::: Provided material

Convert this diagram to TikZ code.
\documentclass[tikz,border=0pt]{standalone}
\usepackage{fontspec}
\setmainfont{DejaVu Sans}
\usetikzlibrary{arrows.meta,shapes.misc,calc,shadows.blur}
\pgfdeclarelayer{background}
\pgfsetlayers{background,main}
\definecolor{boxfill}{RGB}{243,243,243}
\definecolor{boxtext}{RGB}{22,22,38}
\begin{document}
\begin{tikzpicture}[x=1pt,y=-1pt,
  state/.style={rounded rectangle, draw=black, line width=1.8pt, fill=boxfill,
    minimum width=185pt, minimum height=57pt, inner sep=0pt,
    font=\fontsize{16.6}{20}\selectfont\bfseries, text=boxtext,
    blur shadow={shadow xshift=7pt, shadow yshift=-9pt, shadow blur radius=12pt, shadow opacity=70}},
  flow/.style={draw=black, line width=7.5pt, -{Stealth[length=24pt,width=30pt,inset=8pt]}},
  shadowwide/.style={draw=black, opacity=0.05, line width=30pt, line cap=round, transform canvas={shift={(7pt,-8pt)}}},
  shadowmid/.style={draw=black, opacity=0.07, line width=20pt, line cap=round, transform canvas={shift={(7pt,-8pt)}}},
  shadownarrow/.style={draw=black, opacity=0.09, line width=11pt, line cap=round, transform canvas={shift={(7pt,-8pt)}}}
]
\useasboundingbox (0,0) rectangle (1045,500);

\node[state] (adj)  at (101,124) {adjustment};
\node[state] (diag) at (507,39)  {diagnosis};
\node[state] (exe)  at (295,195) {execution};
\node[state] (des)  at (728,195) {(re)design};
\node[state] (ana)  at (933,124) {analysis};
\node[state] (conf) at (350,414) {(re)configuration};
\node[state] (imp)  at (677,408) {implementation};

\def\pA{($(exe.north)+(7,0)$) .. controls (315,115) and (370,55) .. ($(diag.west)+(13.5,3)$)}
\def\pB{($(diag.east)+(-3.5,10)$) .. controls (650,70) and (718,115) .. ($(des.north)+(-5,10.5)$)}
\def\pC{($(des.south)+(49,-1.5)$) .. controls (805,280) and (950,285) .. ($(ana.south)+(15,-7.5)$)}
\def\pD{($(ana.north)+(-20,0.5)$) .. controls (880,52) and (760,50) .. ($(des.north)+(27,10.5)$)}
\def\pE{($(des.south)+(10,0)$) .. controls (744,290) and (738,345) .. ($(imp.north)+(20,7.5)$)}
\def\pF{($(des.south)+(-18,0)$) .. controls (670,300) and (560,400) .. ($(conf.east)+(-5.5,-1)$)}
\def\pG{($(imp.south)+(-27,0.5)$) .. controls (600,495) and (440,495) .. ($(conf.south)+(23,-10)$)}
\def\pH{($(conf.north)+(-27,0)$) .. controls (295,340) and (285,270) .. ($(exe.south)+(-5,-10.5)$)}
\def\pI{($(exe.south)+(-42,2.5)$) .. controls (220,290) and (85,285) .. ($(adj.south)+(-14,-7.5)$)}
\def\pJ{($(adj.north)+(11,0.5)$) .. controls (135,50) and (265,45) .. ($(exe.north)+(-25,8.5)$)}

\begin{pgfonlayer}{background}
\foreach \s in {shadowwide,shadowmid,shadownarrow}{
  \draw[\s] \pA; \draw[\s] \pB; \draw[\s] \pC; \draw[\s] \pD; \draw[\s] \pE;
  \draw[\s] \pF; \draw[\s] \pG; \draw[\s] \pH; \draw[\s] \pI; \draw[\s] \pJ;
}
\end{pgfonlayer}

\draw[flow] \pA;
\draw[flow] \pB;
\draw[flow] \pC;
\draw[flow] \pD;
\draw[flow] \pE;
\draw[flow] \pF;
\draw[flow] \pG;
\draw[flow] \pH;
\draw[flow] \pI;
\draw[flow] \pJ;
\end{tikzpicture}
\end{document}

::::::
::: Provided material

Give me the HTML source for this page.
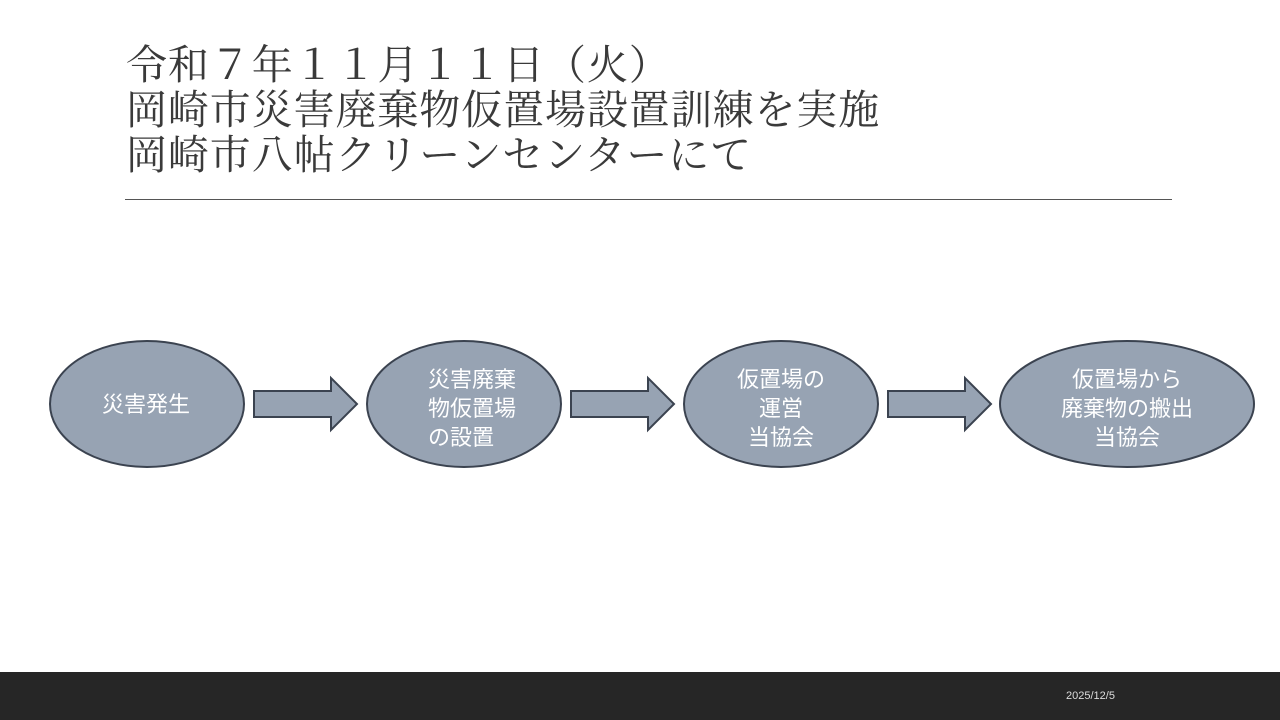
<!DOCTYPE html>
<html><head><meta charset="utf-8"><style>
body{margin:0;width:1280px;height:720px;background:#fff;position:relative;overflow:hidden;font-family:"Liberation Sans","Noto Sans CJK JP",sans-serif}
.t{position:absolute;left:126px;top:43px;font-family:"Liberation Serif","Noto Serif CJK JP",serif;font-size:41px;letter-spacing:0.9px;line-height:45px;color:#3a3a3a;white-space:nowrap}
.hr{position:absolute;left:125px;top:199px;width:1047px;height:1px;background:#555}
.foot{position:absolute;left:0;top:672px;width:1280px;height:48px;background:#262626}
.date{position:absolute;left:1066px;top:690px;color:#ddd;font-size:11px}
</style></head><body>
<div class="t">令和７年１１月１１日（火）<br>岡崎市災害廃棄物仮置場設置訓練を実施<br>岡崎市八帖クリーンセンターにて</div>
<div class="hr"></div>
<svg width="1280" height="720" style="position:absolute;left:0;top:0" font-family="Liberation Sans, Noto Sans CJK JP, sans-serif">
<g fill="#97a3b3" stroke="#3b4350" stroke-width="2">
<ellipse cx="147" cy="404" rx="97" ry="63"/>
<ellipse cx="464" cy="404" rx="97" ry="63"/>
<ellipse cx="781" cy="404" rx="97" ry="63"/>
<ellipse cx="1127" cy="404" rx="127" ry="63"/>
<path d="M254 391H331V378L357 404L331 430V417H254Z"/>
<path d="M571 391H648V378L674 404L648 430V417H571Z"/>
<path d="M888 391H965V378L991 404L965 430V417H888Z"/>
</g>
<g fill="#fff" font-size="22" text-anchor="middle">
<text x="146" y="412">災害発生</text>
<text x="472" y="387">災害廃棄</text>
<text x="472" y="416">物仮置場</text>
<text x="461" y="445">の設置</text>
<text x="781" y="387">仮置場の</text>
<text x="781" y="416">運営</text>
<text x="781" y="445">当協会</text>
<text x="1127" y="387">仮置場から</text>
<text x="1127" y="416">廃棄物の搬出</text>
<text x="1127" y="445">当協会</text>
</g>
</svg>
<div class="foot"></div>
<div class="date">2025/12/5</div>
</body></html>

::::::

Problem to solve: Whenever "this" turns up in a line, pick that line out.

Answer below:
Convert this diagram to TikZ code.
Give me the HTML source for this page.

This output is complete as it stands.